So I just finished skimming the US Air Force document on handling civil unrest, which outlines things like tactics for all levels of protest. The cool paragraph tells the story of how the planners of a protest decided to use women, children and the elderly as the body of the protest and called in media, expecting to get great coverage of riot cops busting putatively innocent heads. Instead, the Air Force sent in uniformed female officers who were unarmed.
But the other thing is that I read all of the tactics and came to understand how three months of training could turn any reasonably fit man into a riot cop. And starting with the 36 inch riot baton, a helmet and a sheild, much could be done to suppress random violence. Random violence is what you can expect from a mob - anything more would be dealing with terrorists, which is what I would be by certain definitions, aware as I now am about US Air Force riot control tactics. Fortunately I'd much rather drive a convertible hot rod than go to anarchy school.

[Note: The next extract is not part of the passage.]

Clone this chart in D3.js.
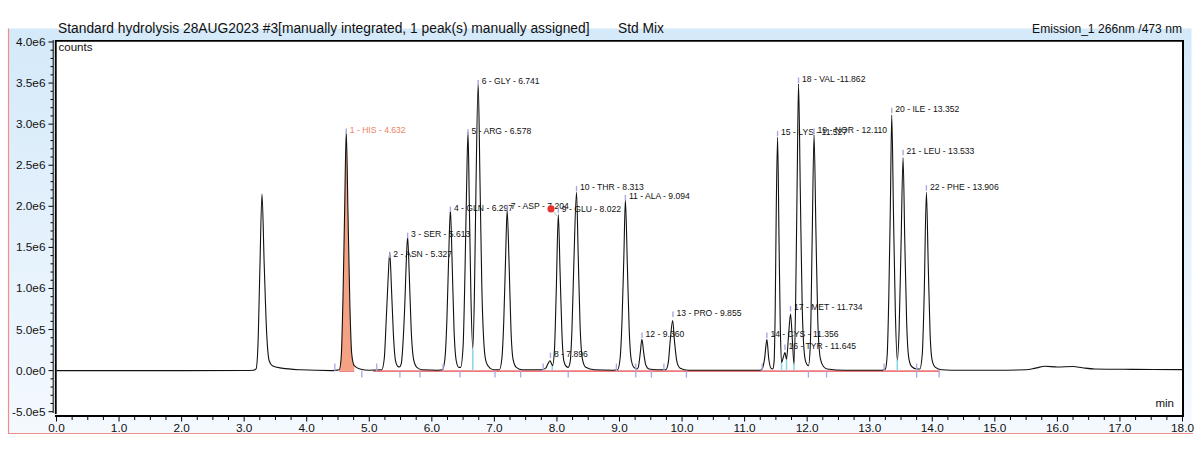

On the smarter end of the engagement, I thought how exactly I might go about diffusing the pretense of civil protest, and while it runs quite afoul of the typical tactics and one strategic rule of riot control, I can't resist its possibility.
Imagine that first thing in the morning of Day Two of the purported riots. You, as The Man, erect the following: In a large town square close to where things are burning and bricks are being thrown, you setup just that kind of unarmed female circular cordon. In the middle of that cordon, you have bright lights and cameras going 24/7 focusing on a dais setup in the middle. On the dais are a dozen judges, also preferably female and elderly hearing complaints from the crowd. If you have a complaint, then you must come in front of the lights and speak in public inside the cordon. Protesters are then realtimed into the permanent record.
How long could violent protesters garner any amount of sympathy from the public if such a dais were maintained?